Lufthansa pilots began their eighth strike action since April on Monday. The latest strike is due to last from Monday midday until Tuesday at midnight. The strike is expected to affect around 1,450 flights, including short, medium and, from Tuesday, long haul flights.

The strikes have been called by the Cockpit union, which represents 5,400 pilots and copilots working for Lufthansa, Lufthansa Cargo, and its budget carrier German Wings. Lufthansa plans to make major cuts to the pilots’ existing retirement plan.

While the immediate issue in the dispute is cuts in early retirement provision, the background to the disputes is the major changes in the air industry that affect not only pilots, but all airline workers in Europe and across the globe.

In a scramble for profits and dividends, airline companies across Europe are engaged in a ruthless campaign to slash wages and undermine the working conditions of all airport staff. Lufthansa intends to expand its cheap fare air enterprises and is intent on driving down the salaries while lengthening the working life of pilots.

To this end the Lufthansa management cancelled the company’s previous contract with the pilots at the end of 2013 and provoked the current dispute. Lufthansa chief Carsten Spohr has repeatedly stated that the company is not prepared to back down on its demands.

The latest strike has been met with a renewed barrage of propaganda in the press, denouncing pilots as a privileged and selfish elite. The pilots’ strike comes on the heels of a train drivers’ strike, which closed down most of the German rail network, last weekend.

The latest strikes have been seized on by the government to enforce legislation aimed at stripping the power to take industrial action by unions representing specific groups of workers such as the pilots and train drivers. The legislation is aimed at ensuring that the policing of the labour movement is concentrated in the hands of the Trade Union Confederation (DGB). The DGB has collaborated closely for many years with the employers and government in imposing wage cuts, layoffs, and worsening working conditions.

The new law, which would enforce so-called “unified bargaining,” is being drawn up by Labour Minister Andrea Nahles (SPD) for presentation to parliament this autumn. The law would allow the largest union in an enterprise to conduct contract bargaining and call a strike.
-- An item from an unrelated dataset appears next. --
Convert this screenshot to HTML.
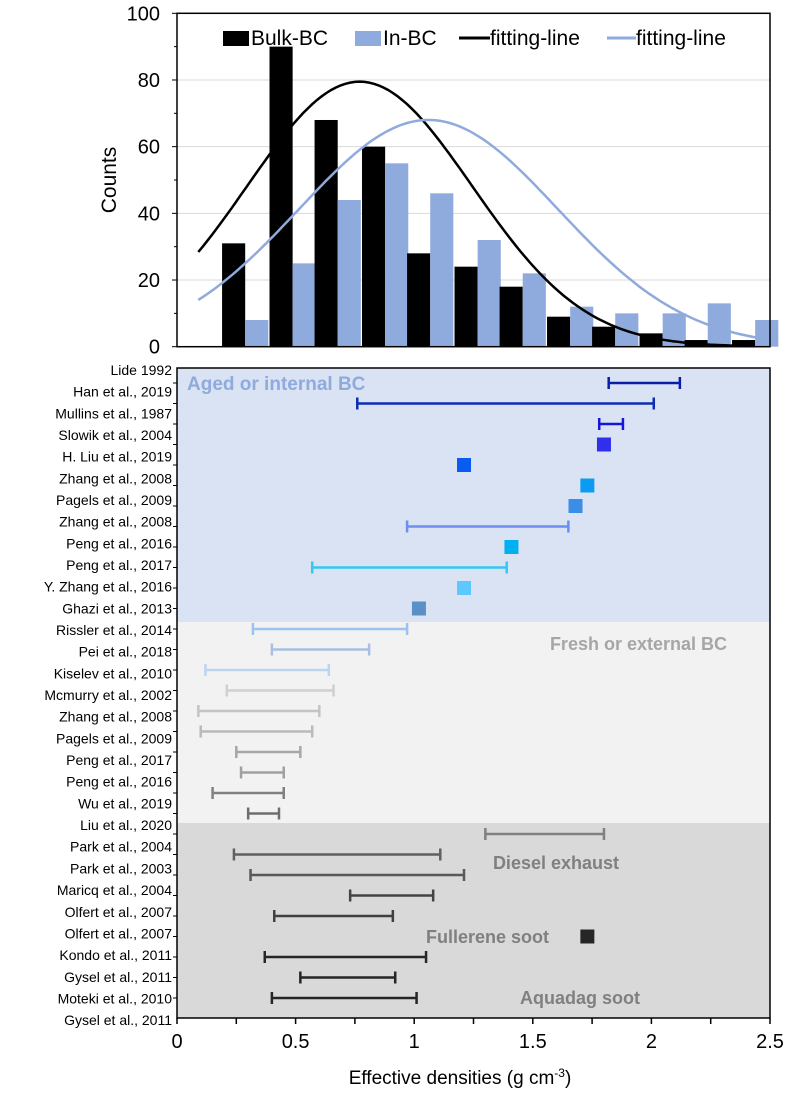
<!DOCTYPE html>
<html><head><meta charset="utf-8"><style>
body{margin:0;background:#fff;}
svg text{font-family:"Liberation Sans",Arial,sans-serif;}
</style></head><body>
<svg id="chart" width="792" height="1096" viewBox="0 0 792 1096" xmlns="http://www.w3.org/2000/svg"></svg>
<script>
// ---- histogram data ----
const binStarts = [0.19,0.39,0.58,0.78,0.97,1.17,1.36,1.56,1.75,1.95,2.14,2.34];
const bulkCounts = [31,90,68,60,28,24,18,9,6,4,2,2];
const inCounts = [8,25,44,55,46,32,22,12,10,10,13,8];
const countTicks = [0,20,40,60,80,100];
const bulkFit = [79.5,0.77,0.474]; // peak, mean, sigma
const inFit = [68,1.06,0.546];
// ---- density study data ----
const studies = ["Lide 1992","Han et al., 2019","Mullins et al., 1987","Slowik et al., 2004","H. Liu et al., 2019","Zhang et al., 2008","Pagels et al., 2009","Zhang et al., 2008","Peng et al., 2016","Peng et al., 2017","Y. Zhang et al., 2016","Ghazi et al., 2013","Rissler et al., 2014","Pei et al., 2018","Kiselev et al., 2010","Mcmurry et al., 2002","Zhang et al., 2008","Pagels et al., 2009","Peng et al., 2017","Peng et al., 2016","Wu et al., 2019","Liu et al., 2020","Park et al., 2004","Park et al., 2003","Maricq et al., 2004","Olfert et al., 2007","Olfert et al., 2007","Kondo et al., 2011","Gysel et al., 2011","Moteki et al., 2010","Gysel et al., 2011"];
const lowVals = [1.82,0.76,1.78,1.80,1.21,1.73,1.68,0.97,1.41,0.57,1.21,1.02,0.32,0.40,0.12,0.21,0.09,0.10,0.25,0.27,0.15,0.30,1.30,0.24,0.31,0.73,0.41,1.73,0.37,0.52,0.40];
const highVals = [2.12,2.01,1.88,1.80,1.21,1.73,1.68,1.65,1.41,1.39,1.21,1.02,0.97,0.81,0.64,0.66,0.60,0.57,0.52,0.45,0.45,0.43,1.80,1.11,1.21,1.08,0.91,1.73,1.05,0.92,1.01];
const colors = ["#0a1fa8","#0c2cb4","#1616d8","#3030ec","#0a5cf0","#0a9cf2","#3a8ee6","#6a8ff0","#00b0f0","#33c8f2","#5cc8ff","#5a8fc8","#9cc3f0","#a9bfe0","#bcd5ef","#d0d0d0","#c4c4c4","#bababa","#a6a6a6","#a0a0a0","#808080","#6e6e6e","#808080","#606060","#585858","#444444","#404040","#262626","#262626","#262626","#262626"];
const xTicks = [0,0.5,1,1.5,2,2.5];

const svg = document.getElementById('chart');
const NS = 'http://www.w3.org/2000/svg';
function mk(tag, attrs, parent){const e=document.createElementNS(NS,tag);for(const k in attrs)e.setAttribute(k,attrs[k]);(parent||svg).appendChild(e);return e;}
const X0=177, X1=770;
const x = v => X0 + v/2.5*(X1-X0);
const yTop0=346.7, yTop100=13.3;
const yc = v => yTop0 - v/100*(yTop0-yTop100);
const rowLabelY = i => 370 + i*21.67;
const rowMarkY = i => 383 + i*20.5;

// ---- top chart ----
countTicks.forEach(t=>{
  if(t>0&&t<100){const g=mk('line',{x1:X0,x2:X1,y1:yc(t),y2:yc(t),stroke:'#d9d9d9','stroke-width':1});
  
  }
  const tl=mk('text',{x:160,y:yc(t)+7,'text-anchor':'end','font-size':20,fill:'#000'});
  tl.textContent=t;
  
  
});
const bw = 0.0975;
binStarts.forEach((b,i)=>{
  const r1=mk('rect',{x:x(b),y:yc(bulkCounts[i]),width:x(b+bw)-x(b),height:yTop0-yc(bulkCounts[i]),fill:'#000'});
  
  
  const r2=mk('rect',{x:x(b+bw),y:yc(inCounts[i]),width:x(b+2*bw)-x(b+bw),height:yTop0-yc(inCounts[i]),fill:'#8faadc'});
  
  
});
function fitPath(p,x0,x1){let d='';for(let v=x0;v<=x1+1e-9;v+=0.02){const c=p[0]*Math.exp(-Math.pow(v-p[1],2)/(2*p[2]*p[2]));d+=(d?'L':'M')+x(v).toFixed(1)+','+yc(c).toFixed(1);}return d;}
const f1=mk('path',{d:fitPath(bulkFit,0.09,2.43),fill:'none',stroke:'#000','stroke-width':2.5});


const f2=mk('path',{d:fitPath(inFit,0.09,2.5),fill:'none',stroke:'#8faadc','stroke-width':2.5});


const fr=mk('rect',{x:X0,y:yTop100,width:X1-X0,height:yTop0-yTop100,fill:'none',stroke:'#000','stroke-width':1.5});


countTicks.forEach(t=>{mk('line',{x1:X0-5,x2:X0,y1:yc(t),y2:yc(t),stroke:'#000'});});
for(let t=10;t<100;t+=20){mk('line',{x1:X0-3,x2:X0,y1:yc(t),y2:yc(t),stroke:'#000'});}
const yt=mk('text',{x:0,y:0,transform:'translate(116,180) rotate(-90)','text-anchor':'middle','font-size':21});
yt.textContent='Counts';


// legend
const lg=mk('g',{});


mk('rect',{x:223,y:31,width:26,height:15,fill:'#000'},lg);
mk('text',{x:251,y:45,'font-size':21},lg).textContent='Bulk-BC';
mk('rect',{x:355,y:31,width:26,height:15,fill:'#8faadc'},lg);
mk('text',{x:383,y:45,'font-size':21},lg).textContent='In-BC';
mk('line',{x1:459,x2:490,y1:38,y2:38,stroke:'#000','stroke-width':3},lg);
mk('text',{x:490,y:45,'font-size':21},lg).textContent='fitting-line';
mk('line',{x1:607,x2:636,y1:38,y2:38,stroke:'#8faadc','stroke-width':3},lg);
mk('text',{x:636,y:45,'font-size':21},lg).textContent='fitting-line';

// ---- bottom chart ----
const B0=368, B1=1018;
const bg1=mk('rect',{x:X0,y:B0,width:X1-X0,height:622-B0,fill:'#dae3f3'});


const bg2=mk('rect',{x:X0,y:622,width:X1-X0,height:823-622,fill:'#f2f2f2'});


const bg3=mk('rect',{x:X0,y:823,width:X1-X0,height:B1-823,fill:'#d9d9d9'});


const regionLabels=[["Aged or internal BC",187,390,'#8faadc',19,'start'],["Fresh or external BC",727,650,'#a6a6a6',18,'end'],["Diesel exhaust",619,869,'#808080',18,'end'],["Fullerene soot",549,943,'#808080',18,'end'],["Aquadag soot",640,1004,'#808080',18,'end']];
regionLabels.forEach(r=>{const t=mk('text',{x:r[1],y:r[2],fill:r[3],'font-size':r[4],'font-weight':'bold','text-anchor':r[5]});t.textContent=r[0];

});
studies.forEach((s,i)=>{
  const t=mk('text',{x:172,y:rowLabelY(i)+5,'text-anchor':'end','font-size':14});
  t.textContent=s;
  
  
  mk('line',{x1:X0-4,x2:X0,y1:rowMarkY(i),y2:rowMarkY(i),stroke:'#000'});
  const y=rowMarkY(i), c=colors[i];
  if(highVals[i]-lowVals[i]<0.01){
    const sq=mk('rect',{x:x(lowVals[i])-7,y:y-7,width:14,height:14,fill:c});
    
    
  } else {
    const g=mk('g',{stroke:c,'stroke-width':2.5});
    
    
    mk('line',{x1:x(lowVals[i]),x2:x(highVals[i]),y1:y,y2:y},g);
    mk('line',{x1:x(lowVals[i]),x2:x(lowVals[i]),y1:y-6,y2:y+6},g);
    mk('line',{x1:x(highVals[i]),x2:x(highVals[i]),y1:y-6,y2:y+6},g);
  }
});
const bf=mk('rect',{x:X0,y:B0,width:X1-X0,height:B1-B0,fill:'none',stroke:'#000','stroke-width':1.5});


for(let v=0;v<=2.5001;v+=0.25){mk('line',{x1:x(v),x2:x(v),y1:B1,y2:B1+6,stroke:'#000','stroke-width':1.5});}
xTicks.forEach(v=>{const t=mk('text',{x:x(v),y:1048,'text-anchor':'middle','font-size':20});t.textContent=v;

});
const xt=mk('text',{x:460,y:1084,'text-anchor':'middle','font-size':19});
xt.innerHTML='Effective densities (g cm<tspan dy="-7" font-size="12">-3</tspan><tspan dy="7">)</tspan>';


</script>
</body></html>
Smaller unions such as the GDL train drivers union, Cockpit, UFO (flight controllers) and the Marburger Bund (doctors) would lose the very basis for their existence.

For the first time the German chancellor has intervened in the current strike wave to throw her weight behind the new legislation. On Monday deputy government spokesman Georg Streiter declared that, according to the chancellor, “there are many good reasons to adopt a law on unified bargaining.”

Despite the fact that both unions are affected by the same legislation aimed at neutralizing their activities, both the GDL and Cockpit have refused to conduct combined industrial action. The beginning of the pilots’ strike came promptly at the end of the train drivers’ strike. GDL leader Claus Weselsky declared that the train drivers would refrain from any further action for at least a week.

For its part, the Cockpit leadership made clear it that it also rejected any extension of its strike. Cockpit leader Markus Wahl announced his regret at the latest strike: “It is sad that we now have to go on strike for the eighth time.” He also declared that the union would guarantee at least a third of all Lufthansa flights.

Cockpit is also opposed to any extension of its action to other countries, although airline staff confront identical attacks on their wages and conditions. Following the pilots’ strike at the start of this month, a WSWS reporter asked Wahl why he refused to undertake any joint action with pilots who had been taking strike action at Air France. Reflecting the utterly nationalist and sectional standpoint of the union, Wahl replied that such collaboration was not desired: “At the moment there is no need for that.”